During the public hearing, held in September, the lawyer for the French government argued that it should not be obliged to repatriate, as it had no control or authority over its citizens in northeastern Syria. France was supported in its argument by seven other European countries, demonstrating the far-reaching nature of the case.

But the court on Wednesday ruled that “there were special features which enabled France’s jurisdiction” over the family members, including that their lives were at risk, that several requests for repatriation had been sent to the French authorities and that Kurdish forces had long called for their return home.

Ms. Tayler said that the judgment was “a damning condemnation of France’s persistent efforts to evade responsibility for its nationals arbitrarily detained.”

The decision was widely welcomed by lawyers, European lawmakers and even some victims of Islamist terrorism who have long denounced what they see as a violation of human rights.

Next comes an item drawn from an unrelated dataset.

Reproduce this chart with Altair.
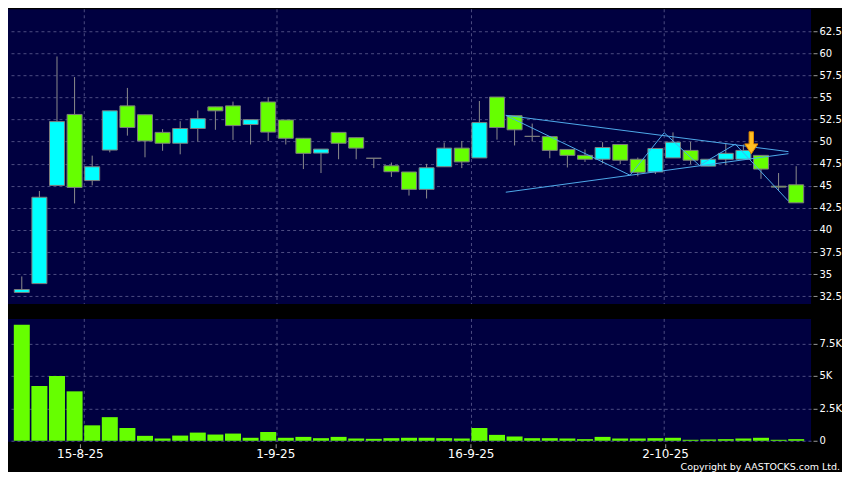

“For several years now, and still at this very moment, women and children are literally dying in these camps,” Dunja Mijatovic, Europe’s commissioner for human rights, said at the public hearing of the case in September 2021. “Their repatriation is, in my opinion, the only way forward.”

Ms. Tayler said that the judgment should be “a wake-up call to European countries that they are flouting the law by abandoning their nationals to horrific conditions.”

Recognizing the dismal security and living conditions in the camps, countries like Belgium and Germany have recently engaged in large-scale repatriations.